The first two thirds of Lord Jim are almost entirely about this male world. The last third is dominated – conceptually at least – by Jim’s relationship with Jewel, the daughter of a Dutch trader and a Malay woman, who lives in the remote village of Patusan.

Jewel is entirely devoted to Jim and Jim is entirely devoted to Jewel – almost. She is unworldly, but she nonetheless grasps the truth of men and women (which in our contemporary world, reconfigured by postmodern relativism, is unspeakable). She senses that Jim serves some power that exceeds their relationship. She asks Marlow:

What is this thing? Is it alive? – is it dead? I hate it. It is cruel. Has it got a face and a voice – this calamity?

And she believes that Jim’s devotion to this power will separate them: “They [men] always leave us [women].”

In response Marlow lies – as he does to Kurtz’s betrothed at the end of Heart of Darkness – saying that nothing could separate Jim from her.

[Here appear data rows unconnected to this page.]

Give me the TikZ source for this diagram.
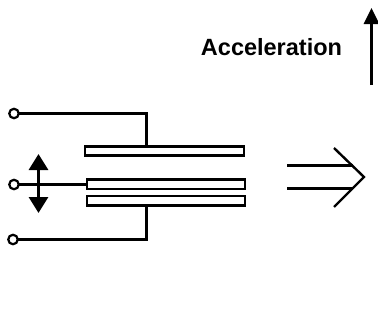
\documentclass[tikz,border=0pt]{standalone}
\usepackage{fontspec}
\setmainfont{Liberation Sans}
\usetikzlibrary{arrows.meta}
\tikzset{
  wire/.style={draw=black,line width=2.8pt},
  plate/.style={draw=black,line width=2.6pt,fill=white,inner sep=0pt,outer sep=0pt,minimum height=9.5pt},
  terminal/.style={circle,draw=black,line width=2.2pt,fill=white,inner sep=0pt,outer sep=0pt,minimum size=9.5pt},
  thin wire/.style={draw=black,line width=2.8pt},
  tip/.style={-{Triangle[length=16pt,width=19pt]}},
}
\begin{document}
\begin{tikzpicture}[x=1pt,y=-1pt]
\useasboundingbox (0,0) rectangle (378,324);
% plates
\node[plate,minimum width=159pt] (p1) at (164.5,151) {};
\node[plate,minimum width=158pt] (p2) at (166,184.2) {};
\node[plate,minimum width=158pt] (p3) at (166,200.7) {};
% terminals
\node[terminal] (t1) at (14,113.5) {};
\node[terminal] (t2) at (14,184.5) {};
\node[terminal] (t3) at (13,239.5) {};
% junctions on the plates
\coordinate (j1) at (146.5,146);
\coordinate (j3) at (146.5,205.5);
\draw[wire] (t1) -| (j1);
\draw[wire] (t2) -- (p2.west |- t2);
\draw[wire] (t3) -| (j3);
% double-headed motion arrow
\coordinate (mu) at (38.5,154);
\coordinate (md) at (38.5,213);
\coordinate (mc) at (38.5,184);
\draw[wire,line width=3pt,tip] (mc) -- (mu);
\draw[wire,line width=3pt,tip] (mc) -- (md);
% output arrow
\coordinate (a1) at (287,165.5);
\coordinate (a2) at (287,188.5);
\coordinate (b1) at (353,165.5);
\coordinate (b2) at (353,188.5);
\coordinate (c1) at (334,148);
\coordinate (c2) at (364,177);
\coordinate (c3) at (334,207);
\draw[thin wire] (a1) -- (b1);
\draw[thin wire] (a2) -- (b2);
\draw[draw=black,line width=2.4pt,miter limit=10] (c1) -- (c2) -- (c3);
% acceleration
\node[inner sep=0pt,font=\fontsize{23.5pt}{28pt}\selectfont\bfseries] (lab) at (271.5,47) {Acceleration};
\coordinate (ab) at (371.5,85);
\coordinate (at) at (371.5,8);
\draw[draw=black,line width=2.8pt,-{Triangle[length=16pt,width=15pt]}] (ab) -- (at);
\end{tikzpicture}
\end{document}
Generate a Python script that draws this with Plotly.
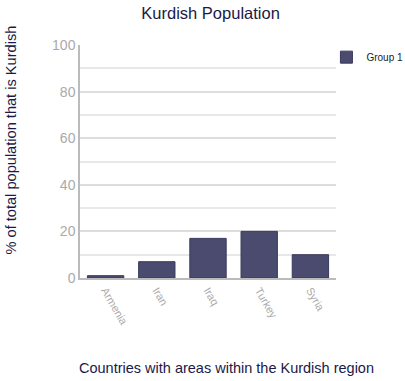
import plotly.graph_objects as go

countries = ["Armenia", "Iran", "Iraq", "Turkey", "Syria"]
kurdish_pct = [1, 7, 17, 20, 10]
y_ticks = [0, 20, 40, 60, 80, 100]

fig = go.Figure()
fig.add_trace(go.Bar(
    x=countries, y=kurdish_pct, name="Group 1",
    marker=dict(color="#4b4b70", line=dict(color="#3a3a5c", width=1)),
))

navy = "#1a1a48"
fig.update_layout(
    width=405, height=381,
    margin=dict(l=80, r=69, t=45, b=103, autoexpand=False),
    paper_bgcolor="white", plot_bgcolor="white",
    font=dict(family="Liberation Sans, Arial, sans-serif"),
    title=dict(text="Kurdish Population", x=0.52, xanchor="center", y=0.965, yanchor="middle",
               font=dict(size=16.5, color=navy)),
    bargap=0.29,
    showlegend=True,
    legend=dict(xref="container", yref="container", x=0.806, y=0.85, xanchor="left", yanchor="middle",
                font=dict(size=10, color="#222"), bgcolor="rgba(0,0,0,0)", itemwidth=30),
    xaxis=dict(
        range=[-0.5, 4.5], tickangle=60, showgrid=False,
        showline=True, linecolor="#bbbbbb", linewidth=1.5,
        tickfont=dict(size=11, color="#aaaaaa"), ticks="",
    ),
    yaxis=dict(
        range=[0, 100], tickvals=y_ticks, showgrid=True, gridcolor="#dddddd", gridwidth=1.5,
        minor=dict(dtick=10, showgrid=True, gridcolor="#e8e8e8"),
        showline=True, linecolor="#bbbbbb", linewidth=1.5, zeroline=False,
        tickfont=dict(size=14, color="#aaaaaa"), ticks="",
    ),
    annotations=[
        dict(text="% of total population that is Kurdish", textangle=-90,
             xref="paper", yref="paper", x=-0.27, y=1.094, xanchor="center", yanchor="top",
             showarrow=False, font=dict(size=14.6, color=navy)),
        dict(text="Countries with areas within the Kurdish region",
             xref="paper", yref="paper", x=0.573, y=-0.386, xanchor="center", yanchor="middle",
             showarrow=False, font=dict(size=14.5, color=navy)),
    ],
)

fig.write_html("out.html", config={"displayModeBar": False},
               post_script="document.body.style.margin='0';")
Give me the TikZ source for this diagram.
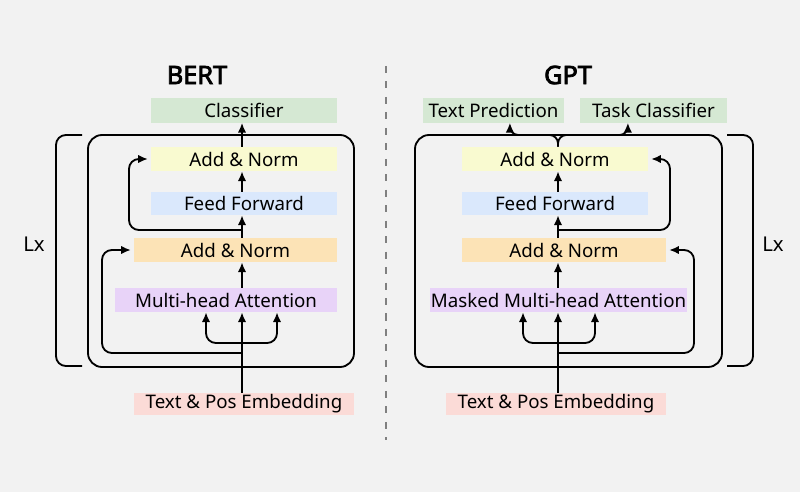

Jim does leave Jewel. He allows himself to be killed – sacrificed – to retain his honour. It is ridiculous. In the novel’s penultimate paragraph, Marlow reflects:

He goes away from a living woman to celebrate his pitiless wedding with a shadowy ideal of conduct. Is he satisfied – quite, now, I wonder? We ought to know. He is one of us – and have I not stood up once, like an evoked ghost, to answer for his eternal constancy? Was I so very wrong after all?

Marlow’s refrain throughout Lord Jim is that Jim is “one of us”. This elevates Jim’s story to the level of archetype. It impels us all to ask: what aspects of our humanity do we sacrifice to the implacable knitting machine?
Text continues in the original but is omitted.